Dans le cas d’un mandat d’entremise, l’agent immobilier a pour mission de rechercher un acquéreur et de le présenter au propriétaire.

La mission de l’agent immobilier se limite donc à cette mise en relation.

Dans le cas d’un mandat de représentation, l’agent immobilier a le pouvoir d’engager le propriétaire et donc de signer un compromis de vente en son nom et pour son compte.

Dans un arrêt en date du 15 juin 2022, la première chambre civile de la Cour de cassation a eu l’occasion de rappeler que sauf clause expresse, le mandat donné à un agent immobilier est un simple mandat d’entremise (Cass., Civ. 1ère, 15 juin 2022, n° 20-22.047)

En l’espèce, le 11 janvier 2016, la propriétaire d’un bien avait signé un mandat exclusif de vente avec une agence immobilière concernant la vente de son appartement.

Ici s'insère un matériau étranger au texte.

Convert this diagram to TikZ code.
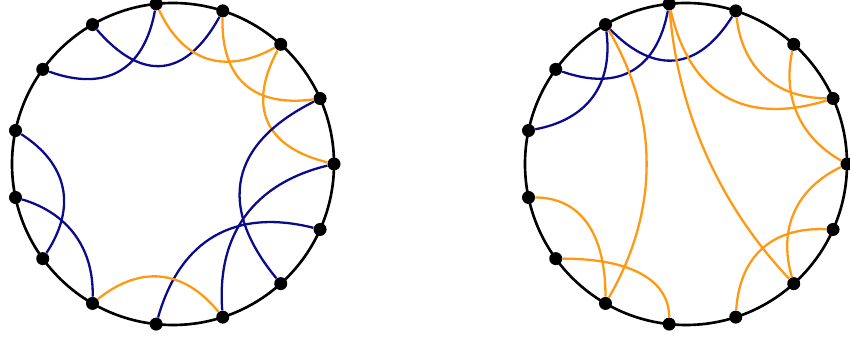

Aux termes de ce mandat, il était précisé qu’elle s’engageait à signer, au prix, charges et conditions convenues, toute promesse de vente ou compromis éventuellement assorti d’une demande de prêt immobilier avec tout acquéreur présenté par l’agent immobilier, ladite obligation étant effective jusqu’au terme de l’engagement d’une durée de trois mois.

Le 8 février 2016, l’agent immobilier a informé la propriétaire qu’il avait trouvé un acquéreur au prix de vente stipulé dans le mandat.

A la suite d’une mise en demeure qui lui a été adressée, la propriétaire a finalement indiqué qu’elle ne souhaitait plus vendre l’appartement.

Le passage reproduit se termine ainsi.